It’s all about data
Confirming reports from many other networks, Orange has witnessed phenomenal growth in data traffic in recent years. Data traffic has multiplied 15 times in the last 5 years and is now 94% of their total traffic. Of this, around 50% is mobile broadband versus 50% smartphone. The directional split is 90% downlink and 10% uplink, with a projection that this will remain stable at around 88% downlink by 2015.
Small cells are crucial
Orange recognises the importance of small cells, characterising these to have a maximum RF power level of 5 watts. The presentation discussed carrier installed small cells, both in public outdoor areas and in businesses (which others might term enterprise femtocells). A crucial factor is locating them in the correct place. A tolerance of 50 metres or less was thought to be a good target.
How to identify the right place for each small cell installation
Orange have been experimenting with analysis of the RNC trace data. This is a stream of measurement data reported from every active mobile device on voice or data calls, passed up through the basestation to the RNC and consolidated. Recently, large basestation vendors such as Ericsson, Huawei and Nokia-Siemens have made available these data feeds which contain an enormous amount of useful “real world” data (as compared with theoretical projections from RF planning tools).
The analysis provides detailed coverage maps which identify hotspots of data traffic (i.e. areas where there isn’t enough basestation capacity). It also identifies areas where there is too much (i.e. where too many different basestations interfere with each other, causing pilot pollution and resulting in poor coverage). The analysis predicts traffic over each 24 hour period to establish which areas which are consistently poorly served.
So far Orange UK have evaluated software analysis tools from vendors such as Arieso and Actix, although there are other players in this space.
Such data analysis uses the measurement reports from mobile devices to estimate their actual location. This is based on distance from the nearest cellsites. A series of measurements typically achieve accuracy of some 50 metres or less, depending on the proximity of the macrocells. Unlike costly drive testing which is confined to the streets outside, accurate measurements can be captured from users inside buildings where the majority of traffic originates. An example was given of a street where the drive test showed adequate coverage, but the measurement reports showed heavy use inside a building.

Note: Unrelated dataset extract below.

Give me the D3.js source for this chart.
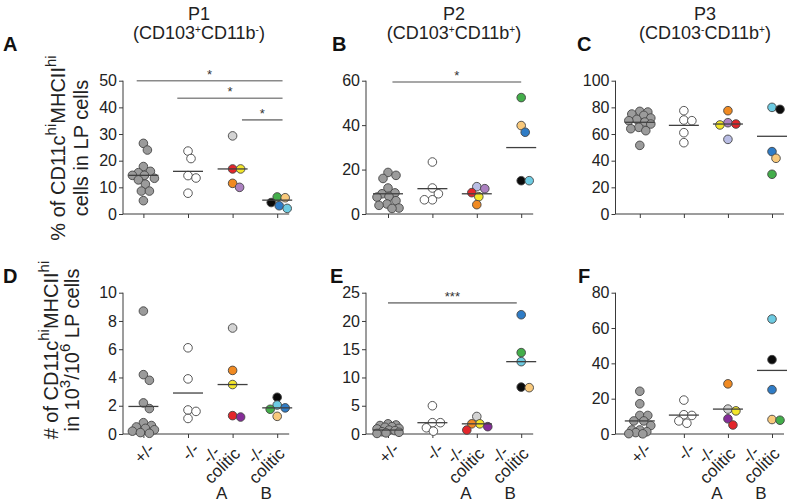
<!DOCTYPE html>
<html><head><meta charset="utf-8">
<script src="https://cdn.jsdelivr.net/npm/d3@7"></script>
<style>body{margin:0;background:#fff}svg{display:block}text{font-family:"Liberation Sans",Arial,Helvetica,sans-serif}</style>
</head><body><svg id="c" width="794" height="504"></svg>
<script>
// ---------- data ----------
const groupLabels = ["+/-", "-/-", "-/-\ncolitic", "-/-\ncolitic"];
const colitisLetters = ["", "", "A", "B"];
const titles = ["P1", "P2", "P3"];
const subtitleMarks = [["+", "-"], ["+", "+"], ["-", "+"]];

// A: % of CD11c hi MHCII hi in LP cells, P1
const aHet = [26.5, 24, 17.8, 16, 15.5, 14.5, 14.5, 13.4, 12.8, 11.2, 8.6, 8.6, 5];
const aKo = [23.6, 20.8, 14.4, 13.5, 7.8];
const aColA = [29.3, 16.9, 16.9, 11.5, 10];
const aColAMice = ["lgray", "red", "yellow", "orange", "lilac"];
const aColB = [6.4, 6.1, 4.3, 3.1, 2.1];
const aColBMice = ["green", "peach", "black", "blue", "cyan"];
const aLines = [14.5, 16, 16.9, 5.2];
const aTicks = [0, 10, 20, 30, 40, 50];
const aSig = [[-0.15, 3.12, 50, "*"], [0.76, 3.12, 43.4, "*"], [2.21, 3.12, 35.3, "*"]];

// B: P2
const bHet = [18.7, 17.4, 16, 11.7, 9.5, 9.1, 7.9, 7.6, 6, 4.5, 3.9, 2.7, 2.5];
const bKo = [23.4, 11.7, 9.1, 6.4, 6.4];
const bColA = [12.3, 11.4, 9.6, 7.8, 4.2];
const bColAMice = ["lavender", "lilac", "red", "yellow", "orange"];
const bColB = [52.4, 39.8, 36.8, 15, 15];
const bColBMice = ["green", "peach", "blue", "black", "cyan"];
const bLines = [9.1, 11.4, 9.1, 29.9];
const bTicks = [0, 20, 40, 60];
const bSig = [[0.1, 3.0, 59.4, "*"]];

// C: P3
const cHet = [77, 76.5, 75, 74, 72, 71, 70, 69, 67.5, 65, 64, 62.5, 51.5];
const cKo = [77.5, 70.5, 70, 61, 53.5];
const cColA = [77.5, 68.5, 67.5, 66.8, 56];
const cColAMice = ["orange", "lilac", "red", "yellow", "lavender"];
const cColB = [80, 78.5, 46.8, 41.8, 29.8];
const cColBMice = ["cyan", "black", "blue", "peach", "green"];
const cLines = [68.8, 66.5, 67.5, 58.3];
const cTicks = [0, 20, 40, 60, 80, 100];
const cSig = [];

// D: # in 10^3/10^6 LP cells, P1
const dHet = [8.7, 4.2, 3.8, 2.2, 1.8, 0.8, 0.6, 0.5, 0.4, 0.3, 0.2, 0.1, 0.05];
const dKo = [6.1, 3.9, 1.7, 1.6, 1.1];
const dColA = [7.5, 4.5, 3.5, 1.3, 1.2];
const dColAMice = ["lgray", "orange", "yellow", "red", "purple"];
const dColB = [2.6, 2.05, 1.85, 1.75, 1.25];
const dColBMice = ["black", "cyan", "blue", "green", "peach"];
const dLines = [1.95, 2.9, 3.5, 1.85];
const dTicks = [0, 2, 4, 6, 8, 10];
const dSig = [];

// E: P2
const eHet = [1.8, 1.6, 1.5, 1.3, 1.2, 1.0, 0.9, 0.7, 0.6, 0.4, 0.3, 0.2, 0.1];
const eKo = [5.0, 2.0, 2.0, 1.1, 0.5];
const eColA = [3.1, 1.8, 1.8, 1.3, 0.7];
const eColAMice = ["lgray", "yellow", "orange", "purple", "red"];
const eColB = [21.1, 14.4, 12.8, 8.3, 8.2];
const eColBMice = ["blue", "green", "cyan", "black", "peach"];
const eLines = [0.7, 2.0, 1.8, 12.8];
const eTicks = [0, 5, 10, 15, 20, 25];
const eSig = [[0, 2.9, 23.2, "***"]];

// F: P3
const fHet = [24.2, 17.1, 10.5, 10.5, 7.4, 7.4, 4.8, 2.3, 2.3, 1.3, 0.8, 0.2, 0.1];
const fKo = [19.2, 10.9, 10.5, 7.4, 6.1];
const fColA = [28.4, 14.1, 13.1, 8.6, 5.1];
const fColAMice = ["orange", "lgray", "yellow", "purple", "red"];
const fColB = [65.1, 42.1, 25.1, 8.2, 7.8];
const fColBMice = ["cyan", "black", "blue", "peach", "green"];
const fLines = [7.4, 10.7, 14.1, 36];
const fTicks = [0, 20, 40, 60, 80];
const fSig = [];

// ---------- styles / layout ----------
const mouseColor = {het:"#9b9b9b", ko:"#ffffff", lgray:"#d3d3d3", red:"#e3262b", yellow:"#f3e62a",
  orange:"#f08a22", lilac:"#ab80c0", purple:"#852c98", lavender:"#b9bde4", green:"#43ae4a",
  peach:"#f9c97b", black:"#0a0a0a", blue:"#2f7cc6", cyan:"#6dcbe2"};
const cols = [{axisX:123, x0:143.4, x3:277.2}, {axisX:366, x0:388, x3:521.2}, {axisX:615.5, x0:639.8, x3:772}];
const rows = [{top:80.7, bottom:214}, {top:292.7, bottom:434}];
const R = 4.3;

const panels = [
  {id:"A", row:0, col:0, het:aHet, ko:aKo, ca:aColA, cam:aColAMice, cb:aColB, cbm:aColBMice, lines:aLines, ticks:aTicks, sig:aSig, lx:3},
  {id:"B", row:0, col:1, het:bHet, ko:bKo, ca:bColA, cam:bColAMice, cb:bColB, cbm:bColBMice, lines:bLines, ticks:bTicks, sig:bSig, lx:332},
  {id:"C", row:0, col:2, het:cHet, ko:cKo, ca:cColA, cam:cColAMice, cb:cColB, cbm:cColBMice, lines:cLines, ticks:cTicks, sig:cSig, lx:577},
  {id:"D", row:1, col:0, het:dHet, ko:dKo, ca:dColA, cam:dColAMice, cb:dColB, cbm:dColBMice, lines:dLines, ticks:dTicks, sig:dSig, lx:3},
  {id:"E", row:1, col:1, het:eHet, ko:eKo, ca:eColA, cam:eColAMice, cb:eColB, cbm:eColBMice, lines:eLines, ticks:eTicks, sig:eSig, lx:330},
  {id:"F", row:1, col:2, het:fHet, ko:fKo, ca:fColA, cam:fColAMice, cb:fColB, cbm:fColBMice, lines:fLines, ticks:fTicks, sig:fSig, lx:578}
];

const svg = d3.select("#c");
const axisColor = "#3a3a3a";

function swarm(vals, cx, y) {
  const placed = [];
  const cand = [0];
  for (let k = 1; k <= 11; k++) { cand.push(k, -k); }
  return vals.map(v => {
    const py = y(v);
    let best = null, bestD = -1;
    for (const o of cand) {
      const px = cx + o;
      let md = Infinity;
      for (const p of placed) md = Math.min(md, Math.hypot(p[0] - px, p[1] - py));
      if (md >= 2 * R * 0.9) { best = px; bestD = md; break; }
      if (md > bestD) { bestD = md; best = px; }
    }
    placed.push([best, py]);
    return [best, py];
  });
}

panels.forEach(p => {
  const c = cols[p.col], r = rows[p.row];
  const y = d3.scaleLinear().domain([0, d3.max(p.ticks)]).range([r.bottom, r.top]);
  const x = d3.scaleLinear().domain([0, 3]).range([c.x0, c.x3]);
  const g = svg.append("g");

  // y axis
  const ya = g.append("g").attr("transform", `translate(${c.axisX},0)`)
    .call(d3.axisLeft(y).tickValues(p.ticks).tickSize(4).tickPadding(2).tickFormat(d3.format("d")));
  ya.select(".domain").attr("stroke", axisColor).attr("d", `M0,${r.bottom}V${r.top}`);
  ya.selectAll(".tick line").attr("stroke", axisColor);
  ya.selectAll(".tick text").attr("fill", "#222").style("font-size", "16px").attr("font-family", null);

  // x axis
  const xa = g.append("g").attr("transform", `translate(0,${r.bottom})`)
    .call(d3.axisBottom(x).tickValues([0, 1, 2, 3]).tickSize(4));
  xa.selectAll(".tick text").remove();
  xa.select(".domain").attr("stroke", axisColor).attr("d", `M${c.axisX},0H${c.x3 + 12}`);
  xa.selectAll(".tick line").attr("stroke", axisColor);

  // points
  const groups = [
    p.het.map(v => ({v, m:"het"})),
    p.ko.map(v => ({v, m:"ko"})),
    p.ca.map((v, i) => ({v, m:p.cam[i]})),
    p.cb.map((v, i) => ({v, m:p.cbm[i]}))
  ];
  groups.forEach((grp, gi) => {
    const pos = swarm(grp.map(d => d.v), x(gi), y);
    g.append("g").selectAll("circle").data(grp).join("circle")
      .attr("cx", (d, i) => pos[i][0]).attr("cy", (d, i) => pos[i][1]).attr("r", R)
      .attr("fill", d => mouseColor[d.m]).attr("stroke", "#454545").attr("stroke-width", 0.9);
  });

  // mean lines
  g.append("g").selectAll("line").data(p.lines).join("line")
    .attr("x1", (d, i) => x(i) - 15).attr("x2", (d, i) => x(i) + 15)
    .attr("y1", d => y(d)).attr("y2", d => y(d))
    .attr("stroke", "#404040").attr("stroke-width", 1.3);

  // significance bars
  p.sig.forEach(s => {
    g.append("line").attr("x1", x(s[0])).attr("x2", x(s[1])).attr("y1", y(s[2])).attr("y2", y(s[2]))
      .attr("stroke", "#8a8a8a").attr("stroke-width", 1.6);
    g.append("text").attr("x", (x(s[0]) + x(s[1])) / 2).attr("y", y(s[2]) - 2)
      .attr("text-anchor", "middle").style("font-size", "13px").attr("fill", "#333").text(s[3]);
  });

  // panel letter
  svg.append("text").attr("x", p.lx).attr("y", p.row === 0 ? 51 : 282.5)
    .style("font-size", "20px").style("font-weight", "bold").attr("fill", "#111").text(p.id);

  // rotated group labels on bottom row
  if (p.row === 1) {
    groupLabels.forEach((lab, gi) => {
      const lines = lab.split("\n");
      const two = lines.length > 1;
      const ax = x(gi) + (two ? -1 : 8), ay = r.bottom + (two ? 11 : 12);
      const t = svg.append("g").attr("transform", `translate(${ax},${ay}) rotate(-45)`);
      const texts = lines.map((ln, li) => t.append("text")
        .attr("y", (li - (lines.length - 1) / 2) * 15.5).attr("dy", "0.35em")
        .style("font-size", "17px").attr("fill", "#222").text(ln));
      const wmax = d3.max(texts, tt => tt.node().getComputedTextLength());
      texts.forEach(tt => tt.attr("x", -wmax / 2).attr("text-anchor", "middle"));
      if (colitisLetters[gi]) {
        svg.append("text").attr("x", x(gi) - 11).attr("y", 499).attr("text-anchor", "middle")
          .style("font-size", "17px").attr("fill", "#222").text(colitisLetters[gi]);
      }
    });
  }
});

// column titles
const titleX = [199, 454, 705];
titles.forEach((tt, i) => {
  svg.append("text").attr("x", titleX[i]).attr("y", 20).attr("text-anchor", "middle")
    .style("font-size", "18px").attr("fill", "#222").text(tt);
  const st = svg.append("text").attr("x", titleX[i]).attr("y", 39).attr("text-anchor", "middle")
    .style("font-size", "18px").attr("fill", "#222");
  st.append("tspan").text("(CD103");
  st.append("tspan").attr("dy", -6).style("font-size", "10px").text(subtitleMarks[i][0]);
  st.append("tspan").attr("dy", 6).text("CD11b");
  st.append("tspan").attr("dy", -6).style("font-size", "10px").text(subtitleMarks[i][1]);
  st.append("tspan").attr("dy", 6).text(")");
});

// y-axis titles
function ylabel(cx, cy, parts1, parts2, b1, b2) {
  const g = svg.append("g").attr("transform", `translate(${cx},${cy}) rotate(-90)`);
  [[parts1, b1], [parts2, b2]].forEach(([parts, yb]) => {
    const t = g.append("text").attr("x", 0).attr("y", yb).attr("text-anchor", "middle")
      .style("font-size", "20px").attr("fill", "#222");
    let raised = false;
    parts.forEach(pt => {
      const ts = t.append("tspan").text(pt.t);
      if (pt.sup) { ts.style("font-size", "15px").attr("dy", raised ? 0 : -9); raised = true; }
      else { if (raised) ts.attr("dy", 9); raised = false; }
    });
  });
}
ylabel(0, 148,
  [{t:"% of CD11c"}, {t:"hi", sup:true}, {t:"MHCII"}, {t:"hi", sup:true}],
  [{t:"cells in LP cells"}], 65, 88);
ylabel(0, 350,
  [{t:"# of CD11c"}, {t:"hi", sup:true}, {t:"MHCII"}, {t:"hi", sup:true}],
  [{t:"in 10"}, {t:"3", sup:true}, {t:"/10"}, {t:"6", sup:true}, {t:" LP cells"}], 58, 79);
</script></body></html>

Accurate location for small cells is essential
The study found different results depending on how far the small cells were located from the nearest macrocell:
|Distance from macrocell (metres)||Impact|
|Less than 50m||
Adds little capacity – it just adds interference.
|100m||Achieves 50% overall capacity gain, but small cell still adds some interference|
|200m||Creates a small cell radius of 30m, 100% capacity gain which offloads macro traffic (i.e. doubles the capacity of the macrocell). There is also improved QoS to both macro and small cell users|
Where two small cells were located both >200m from the macrocell, a mean user throughput increased 3x and data rates increased from 360kb/s to over 1Mbit/s
Asking for a green requirement too
France Telecom/Orange also has an aggressive target to reduce their total energy consumption. Small cells could contribute to this by incorporating a sleep mode when not required for capacity. There should be a fast auto-powerup to cater for unexpected increased traffic – a target figure of a few seconds was suggested. If it took (say) 2 minutes to power up, then this would be far too much. The idea is that the small cell passively monitors mobile device use in its vicinity when sleeping, and quickly powers up to announce itself and allow devices to handover to it when required.
It has to be noted that there was some consternation among the audience at this suggestion, but I don’t see why it shouldn’t be on the industry roadmap. After all, there are already features in today’s macrocell basestations which shutdown additional capacity (e.g. the 2nd and 3rd carriers) during quiet overnight periods.
Simply sprinkling large numbers of small cells liberally around dense traffic areas isn’t enough. In order to achieve maximum impact cost effectively, a performance measurement approach described above needs to be used. Accurate targeting of each small cell can dramatically increase the capacity of existing cellsites at a fraction of the cost. Small cells should be located at least 50 metres away from existing macrocell sites, and located as close to the identified problem areas as possible. Drive testing may still have a contribution to make, but the insights from accurate large scale measurement reports are far more useful.